Research shows that human exposure to stressors such as incivility at the workplace may cause negative emotional effects, including stress and burnout, that trigger undesirable behavioral outcomes in staff. So when a diner turns an honest delay into a personal confrontation, the ripple effects spread through the entire service team. As of 2025, the restaurant industry continues to face some of the highest staff turnover rates in the U.S. economy, with restaurants experiencing rates exceeding 75 percent while some segments hit over 100 percent. Every hostile interaction nudges someone closer to the exit.
11. Leaving the Table in a Shocking State of Mess

It’s hard to say for sure where this habit comes from, but some diners seem to believe that leaving behind a landscape of crumbled bread, spilled drinks, stacked dishes and scattered debris is somehow not their concern. It very much is. Cleanliness and experience are more important to customers than cost, according to the National Restaurant Association, and common complaints include finding dirty utensils, dishes, and general cleanliness issues throughout the dining space.

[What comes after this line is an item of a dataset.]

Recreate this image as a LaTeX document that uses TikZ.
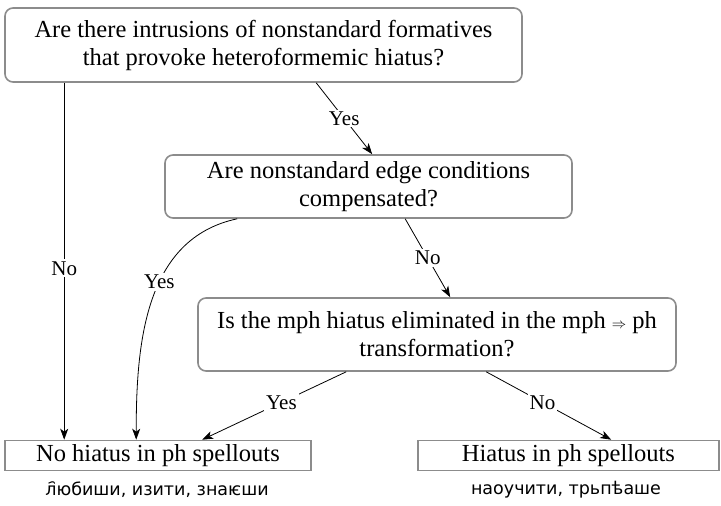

Placing a cloth napkin on a dirty plate is one of the most common etiquette mistakes diners make, because it just gets more food on the napkin and creates a bigger mess for the server clearing the table. Stacking plates unevenly, leaving trash on seats, or rearranging the table setup in ways that make cleanup harder all register clearly with staff. It signals a lack of awareness of the shared, human environment that a dining room actually is. Servers aren’t invisible, and neither is the mess left behind.